LEGAL DEFENCE REPRESENTATION PORT MACQUARIE
What is involved in going to court ?
- Less serious criminal cases, sometimes called summary cases, are typically dealt with by the NSW Local Court alone.
- The Local Court also ‘hears’ criminal cases where a person has received a penalty or infringement notice or a fine and has chosen to have the matter heard by a court.
- Less serious crimes (including T1,T2)
- Most local court criminal cases are determined by a magistrate.

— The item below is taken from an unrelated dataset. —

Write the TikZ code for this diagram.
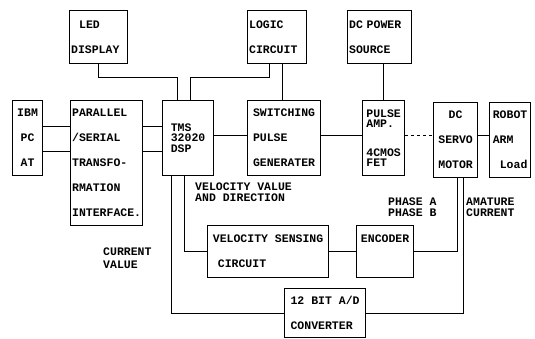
\documentclass[tikz,border=0pt]{standalone}
\usepackage{fontspec}
\setmainfont{Liberation Mono}
\begin{document}
\begin{tikzpicture}[x=1pt,y=-1pt,
  box/.style={draw,line width=1.2pt,anchor=north west,inner sep=1.5pt,
    font=\bfseries\fontsize{11.5}{25}\selectfont},
  lbl/.style={anchor=north west,inner sep=0pt,align=left,
    font=\bfseries\fontsize{11.5}{11}\selectfont},
  wire/.style={line width=1.1pt}]
\useasboundingbox (0,0) rectangle (535,339);
% top row
\node[box,minimum width=58pt,minimum height=53pt,text width=55pt,align=left] (led) at (69,10) {\hspace*{8pt}LED\\DISPLAY};
\node[box,minimum width=59pt,minimum height=53pt,text width=56pt,align=left] (logic) at (247,10) {LOGIC\\CIRCUIT};
\node[box,minimum width=64pt,minimum height=53pt,text width=61pt,align=left] (dcp) at (347,10) {DC POWER\\SOURCE};
% middle row
\node[box,minimum width=30pt,minimum height=75pt,align=center] (ibm) at (12,100) {IBM\\PC\\AT};
\node[box,minimum width=72pt,minimum height=125pt,text width=69pt,align=left] (par) at (70,100) {PARALLEL\\/SERIAL\\TRANSFO-\\RMATION\\INTERFACE.};
\node[box,minimum width=51pt,minimum height=75pt,align=left,font=\bfseries\fontsize{11.5}{10.5}\selectfont] (dsp) at (162,100) {TMS\\32020\\DSP};
\node[box,minimum width=73pt,minimum height=75pt,align=left] (sw) at (247,100) {SWITCHING\\PULSE\\GENERATER};
\node[box,minimum width=42pt,minimum height=75pt,align=left,font=\bfseries\fontsize{11.5}{10}\selectfont] (pulse) at (362,100) {PULSE\\AMP.\\[19pt]4CMOS\\FET};
\node[box,minimum width=44pt,minimum height=75pt,align=center] (motor) at (433,102) {DC\\SERVO\\MOTOR};
\node[box,minimum width=41pt,minimum height=75pt,align=left] (robot) at (489,102) {ROBOT\\ARM\\\hspace*{7pt}Load};
% bottom row
\node[box,minimum width=121pt,minimum height=52pt,align=left] (vel) at (207,225) {VELOCITY SENSING\\\hspace*{5pt}CIRCUIT};
\node[box,minimum width=57pt,minimum height=52pt,align=left] (enc) at (356,225) {ENCODER\\\phantom{X}};
\node[box,minimum width=81pt,minimum height=49pt,align=left] (ad) at (284,288) {12 BIT A/D\\CONVERTER};
% labels
\node[lbl] (lvel) at (195,183) {VELOCITY VALUE\\AND DIRECTION};
\node[lbl,font=\bfseries\fontsize{11.5}{12.5}\selectfont] (lcur) at (103,248) {CURRENT\\VALUE};
\node[lbl] (lph) at (388,198) {PHASE A\\PHASE B};
\node[lbl] (lam) at (466,198) {AMATURE\\CURRENT};
% connectors top
\draw[wire] (led.south) -- ++(0,13) -| ([xshift=-10.5pt]dsp.north);
\draw[wire] ([xshift=-7.5pt]logic.south) -- ++(0,13) -| ([xshift=2.5pt]dsp.north);
\draw[wire] ([xshift=5.5pt]logic.south) -- ([xshift=5.5pt]logic.south |- sw.north);
\draw[wire] (pulse.north) -- (pulse.north |- dcp.south);
% middle row
\draw[wire] ([yshift=11.5pt]ibm.east) -- ([yshift=11.5pt]ibm.east -| par.west);
\draw[wire] ([yshift=-13.5pt]ibm.east) -- ([yshift=-13.5pt]ibm.east -| par.west);
\draw[wire] ([yshift=11.5pt]dsp.west) -- ([yshift=11.5pt]dsp.west -| par.east);
\draw[wire] ([yshift=-13.5pt]dsp.west) -- ([yshift=-13.5pt]dsp.west -| par.east);
\draw[wire] ([yshift=2.5pt]dsp.east) -- ([yshift=2.5pt]dsp.east -| sw.west);
\draw[wire] ([yshift=2.5pt]sw.east) -- ([yshift=2.5pt]sw.east -| pulse.west);
\draw[wire,dashed] ([yshift=2.5pt]pulse.east) -- ([yshift=2.5pt]pulse.east -| motor.west);
\draw[wire] ([yshift=4.5pt]motor.east) -- ([yshift=4.5pt]motor.east -| robot.west);
% lower connectors
\draw[wire] ([xshift=-3.5pt]dsp.south) |- (vel.west);
\draw[wire] ([xshift=-16.5pt]dsp.south) |- (ad.west);
\draw[wire] (vel.east) -- (enc.west);
\draw[wire] (enc.east) -| ([xshift=2pt]motor.south);
\draw[wire] (ad.east) -| ([xshift=8pt]motor.south);
\end{tikzpicture}
\end{document}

- The person alleged to have committed the offence will enter a plea of guilty or not guilty. If a plea of guilty is entered, the Court will decide the penalty to impose and the case will be finalised. If a plea of not guilty is entered witnesses will be called to give evidence. A magistrate will decide if the person is guilty or not guilty. If the person is found to be guilty the Court will decide the penalty
- Serious ‘Indictable’ crimes (Si)
- Serious criminal cases first come to the Local Court but may progress to a higher court such as the District or Supreme Court. This is called a committal process.
- These are serious crimes that cannot be finalised by the Local Court. In these cases, the Local Court will conduct a hearing called a committal hearing. The role of the magistrate in committal hearings is to determine whether the prosecution evidence is capable of satisfying a jury, beyond reasonable doubt, that the accused person has committed an indictable offence.
- If the magistrate is satisfied that the evidence is capable of satisfying a jury, the person is committed for trial or sentence to a higher court (either the district court or the supreme court, depending on the offences). Cases committed to a higher court are then determined by a judge and jury.
- Plea of Not Guilty
- If you enter a plea of not guilty on the first occasion, your matter will be adjourned (depending on the charge) for six weeks so that the prosecution can serve upon you or your solicitor, a copy of all evidence that they will rely upon at the Hearing of your matter.
- Police are obliged to provide a copy of written statements of all witnesses that they seek to call in the prosecution of your matter, as the onus is on the prosecution to prove beyond a reasonable doubt that you have committed a criminal offence.
- After service of the Police Brief of Evidence, you will again appear before the Court for a ‘reply’. At the second mention, unless you change your plea to guilty, the Court will list your matter for Hearing at the next available opportunity.
- Generally, the third time that you will appear before that Court will be when your matter proceeds to a Hearing. On this date, you will be required to bring to Court all witnesses that you seek to rely in the defence of the charge. Witnesses are required to give evidence in person and must be made available for cross-examination by the prosecution. All prosecution witnesses are required to be made available for cross-examination.
- If you have been charged with a domestic violence offence there will be no second mention and the matter will be listed for Hearing at the first appearance if the charge is contested. The brief will be served at least 14 days prior to the Hearing.
- If you are found not guilty of the offence, this will complete your matter and no further action can be taken by police.
- If your matter proceeds to a contested Hearing and you are found guilty, the sentencing procedure will apply.
Plea of Guilty, but…
- if you enter a plea of guilty, your matter will proceed to sentencing.
- The police prosecutor, whorepresents NSW Police in prosecution of criminal matters before the Local Court, will provide to the Magistrate the facts relied upon by police to provide the Court a copy of your criminal history.
- Most matters will then proceed to sentencing on the same date. Sentencing in the Local Court of NSW primarily proceeds by way of submissions made by you or your solicitor detailing to the Court the mitigating circumstances of the offending behaviour and through testimonials and reports written on your behalf.
- If your matter is a serious and you have a significant criminal history, the Magistrate may adjourn your matter so that they may obtain a Sentence Assessment Report. This will detail to the Court the sentencing options available. Such reports are required for any sentences other than a Conditional Release Order , fine or good behaviour bond.
- If your matter is an indictable offence then the matter will proceed by a specialised timetable and you will be committed for sentence before the District or Supreme Court.
- If you have been charged with a traffic offence, your matter may be adjourned for you to attend a Traffic
- Offenders Program. The Traffic Offenders Program is a 6-8 week (depending upon the location) driver education program which will have an effect upon the length of disqualification and fine imposed by the Court. There are alternative programs available.
- If your matter is adjourned for either a Pre-Sentence Report or attendance at the Traffic Offenders Program, the matter will be adjourned to again come before the same Court for sentencing.